Re: UTF-8 locales
At Thu, 16 Nov 2000 09:40:26 +0000,
Edmund GRIMLEY EVANS <firstname.lastname@example.org> wrote:
> > You are right... the i18n in Linux is not coming well, everybody seems to
> > implement their own scheme...
> > Besides, GNU having choosen a sizeof(wchar_t)==4 doesn't help to encourage
> > using libc's locale support... =/
Consumption of memory is less important than whether I can use my
daily encodings (EUC-JP, ISO-2022-JP, and so on) or canoot at all.
I didn't think of developers who hesitate to use wchar_t because of
its memory consumption. I cannot believe, since memory consumption
is too trifling problem compared with the problem whether a user
can use the software or not.
I will agree with developers who dare to hard-code UTF-8 instead of
wchar_t, if they abolish the support of 8bit (or 7bit) encoding by the
softwares which they develop. I mean, if they need their (European-
language speakers, in most cases) daily (i.e., 7 and 8bit) encodings
(i.e., if they don't abolish the support of 7 or 8bit encodings), why
do they choose not to support our daily encodings?
> If you are suggesting that sizeof(wchar_t) could be 2, then please
> explain what you think mbtowc(&wc, "\360\220\200\200", 4) should do in
> a UTF-8 locale, and why you think that would be easier for
We cannot assume anything on the concrete value of wchar_t variables.

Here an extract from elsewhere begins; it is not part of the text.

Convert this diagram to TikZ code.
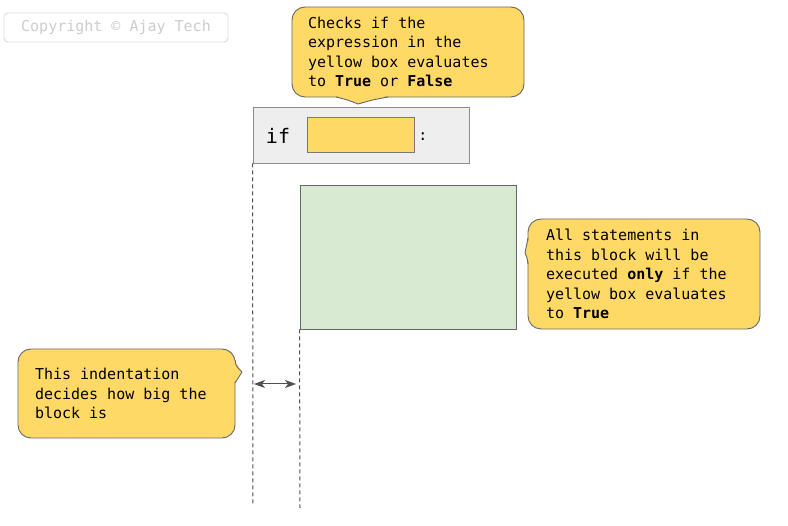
\documentclass[tikz,border=0pt]{standalone}
\usepackage{fontspec}
\setmonofont{DejaVu Sans Mono}
\usetikzlibrary{arrows.meta}
\definecolor{cyel}{HTML}{FFD966}
\definecolor{cgreen}{HTML}{D9EAD3}
\definecolor{cgray}{HTML}{EEEEEE}
\definecolor{cline}{HTML}{666666}
\definecolor{cdash}{HTML}{505050}
\newcommand\monosp{\spaceskip=0.602em\xspaceskip=0.602em\relax}
\tikzset{
  txt/.style={font=\ttfamily\fontsize{15}{19.5}\selectfont},
  callout/.style={txt, draw=cline, fill=cyel, line width=0.9pt, rounded corners=13pt,
    align=left, inner ysep=0pt, anchor=center},
  plainbox/.style={draw=cline, line width=0.9pt, inner sep=0pt},
  guide/.style={draw=cdash, line width=1pt, dash pattern=on 4pt off 3pt},
  ptr/.style={fill=cyel},
  ptredge/.style={draw=cline, line width=0.9pt, line join=round}
}
\begin{document}
\begin{tikzpicture}[x=1pt,y=-1pt]
\useasboundingbox[fill=white] (0,0) rectangle (788,526);

% copyright
\node[txt, draw={rgb,255:red,220;green,220;blue,220}, line width=0.9pt, rounded corners=4pt,
  text={rgb,255:red,205;green,205;blue,205}, minimum width=224, minimum height=29, inner sep=0pt]
  (copy) at (116,27.5) {Copyright © Ajay Tech};

% if box
\node[plainbox, draw={rgb,255:red,140;green,140;blue,140}, fill=cgray, minimum width=216, minimum height=56] (ifbox) at (361,135) {};
\node[font=\ttfamily\fontsize{20}{24}\selectfont, inner sep=0pt] (ifkw) at (278,136) {if};
\node[plainbox, draw={rgb,255:red,120;green,120;blue,120}, fill=cyel, minimum width=107, minimum height=35] (cond) at (360.5,134.5) {};
\node[txt, inner sep=0pt] (colon) at (423,137) {:};

% green block
\node[plainbox, fill=cgreen, minimum width=216, minimum height=144] (block) at (408,257) {};

% callout 1
\node[callout, minimum width=232, minimum height=90, inner xsep=16pt, text width=200pt] (c1) at (408,52)
  {\monosp Checks if the\\expression in the\\yellow box evaluates\\to \textbf{True} or \textbf{False}};
\coordinate (c1tip) at (358,104);
\fill[ptr] (334,95) -- (c1tip) -- (390,95) -- cycle;
\draw[ptredge] (336,97) .. controls (348,100) .. (c1tip) .. controls (372,100) .. (388,97);

% callout 2
\node[callout, minimum width=232, minimum height=110, inner xsep=18pt, text width=196pt] (c2) at (644,274)
  {\monosp All statements in\\this block will be\\executed \textbf{only} if the\\yellow box evaluates\\to \textbf{True}};
\coordinate (c2tip) at (525,253);
\fill[ptr] (530,236) -- (c2tip) -- (530,265) -- cycle;
\draw[ptredge] (528,238) .. controls (526,246) .. (c2tip) .. controls (527,257) .. (528,264);

% callout 3
\node[callout, minimum width=217, minimum height=89, inner xsep=17pt, text width=183pt] (c3) at (126.5,393.5)
  {\monosp This indentation\\decides how big the\\block is};
\coordinate (c3tip) at (242,372);
\fill[ptr] (233,358) -- (c3tip) -- (233,384) -- cycle;
\draw[ptredge] (235,360) .. controls (236,366) .. (c3tip) .. controls (238,378) .. (235,383);

% guides
\coordinate (g1end) at (253,505);
\coordinate (g2end) at (300,508);
\draw[guide] (ifbox.south west) -- (g1end);
\draw[guide] (block.south west) -- (g2end);

% indentation arrow
\coordinate (al) at (254,384);
\coordinate (ar) at (296,384);
\draw[draw=cdash, line width=1pt, {Stealth[length=11pt,width=8pt,inset=3pt]}-{Stealth[length=11pt,width=8pt,inset=3pt]}] (al) -- (ar);
\end{tikzpicture}
\end{document}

If a certain system uses the UCS-2 as an internal expression of wchar_t,
that call of mbtowc() will fail. However, there can be a system whose
sizeof(wchar_t) is 2 and whose internal expression of wchar_t is not
UCS-2, which does not fail for such a mbtowc() call.
# Ok, such a system is not likely to exist. I wanted to say that
# UCS is not only candidate for internal expression of wchar_t.
# For example, it is likely there is a system whose wchar_t is
# Mule-like code, i.e., some bits for specifying a coded character
# set and other bits for code point in the character set.
FYI: "\360\220\200\200" in UTF-8 means u+10000.
Tomohiro KUBOTA <email@example.com>